STAT_NAME_ALIASES = {
    "PTS": ["PTS"],
    "REB": ["REB", "TRB"],
    "AST": ["AST"],
    "STL": ["STL"],
    "BLK": ["BLK"],
    "TOV": ["TOV", "TO"],
    "3PM": ["3PM", "FG3M", "3P"],
    "FG%": ["FG%", "FG_PCT"],
    "FT%": ["FT%", "FT_PCT"],
    # "GP": ["GP"],
    # "MIN": ["MIN"],
}

def pick_present_columns(df: pd.DataFrame) -> dict:
    actual = {}
    lower_cols = {c.lower(): c for c in df.columns}
    for logical, candidates in STAT_NAME_ALIASES.items():
        for cand in candidates:
            if cand.lower() in lower_cols:
                actual[logical] = lower_cols[cand.lower()]
                break
    return actual

def summarize_stats(df: pd.DataFrame, col_map: dict) -> pd.DataFrame:
    rows = []
    for logical, col in col_map.items():
        series = pd.to_numeric(df[col], errors="coerce").dropna()
        if series.empty:
            continue
        rows.append({
            "stat": logical,
            "column": col,
            "count": int(series.count()),
            "mean": float(series.mean()),
            "median": float(series.median()),
            "std": float(series.std(ddof=1)),
            "min": float(series.min()),
            "max": float(series.max()),
            "p25": float(series.quantile(0.25)),
            "p75": float(series.quantile(0.75)),
        })
    out = pd.DataFrame(rows).sort_values("stat").reset_index(drop=True)
    return out


In [None]:

col_map = pick_present_columns(df)
if not col_map:
    raise RuntimeError("No expected stat columns found. Check your CSV headers or STAT_NAME_ALIASES.")

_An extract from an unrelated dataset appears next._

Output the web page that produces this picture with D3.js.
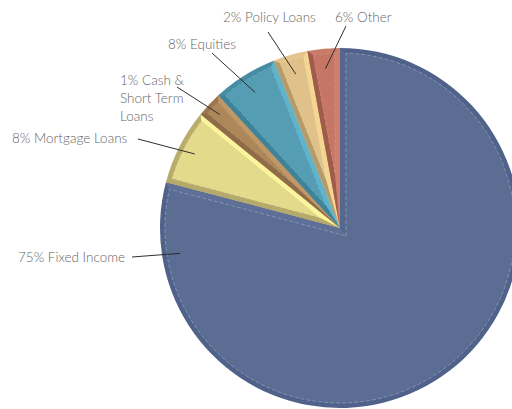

summary = summarize_stats(df, col_map)

print("\n=== Summary (mean, median, ±1 SD) ===\n")
for _, row in summary.iterrows():
    print(f"{row['stat']:>4}  mean={row['mean']:.3f}  median={row['median']:.3f}  std={row['std']:.3f}  (n={row['count']})")
print()

summary_path = OUTDIR / "stat_distributions_summary.csv"
summary.to_csv(summary_path, index=False)
print(f"Saved summary → {summary_path}")

summary


In [None]:

figs_dir = OUTDIR / "figures"
figs_dir.mkdir(parents=True, exist_ok=True)

for logical, col in col_map.items():
    series = pd.to_numeric(df[col], errors="coerce").dropna()
    if series.empty:
        continue

    mean = series.mean()
    std = series.std(ddof=1)

    plt.figure(figsize=(7, 5))
    plt.hist(series, bins=BINS, edgecolor="black")
    plt.axvline(mean, linestyle="--", linewidth=1.5, label=f"Mean = {mean:.3f}")
    if np.isfinite(std) and std > 0:
        plt.axvline(mean - std, linestyle=":", linewidth=1.2, label=f"Mean - 1 SD = {mean - std:.3f}")
        plt.axvline(mean + std, linestyle=":", linewidth=1.2, label=f"Mean + 1 SD = {mean + std:.3f}")

    plt.title(f"Distribution of {logical} ({col})")
    plt.xlabel(logical)
    plt.ylabel("Count")
    plt.legend()
    plt.tight_layout()

    outpath = figs_dir / f"hist_{logical.replace('%','pct')}.png"
    plt.savefig(outpath, dpi=150)
    plt.show()

print(f"Saved histograms → {figs_dir}")



## Notes
- Include GP/MIN by uncommenting them in `STAT_NAME_ALIASES`.
- If your CSV headers differ, add aliases.
- Increase `BINS` for smoother histograms.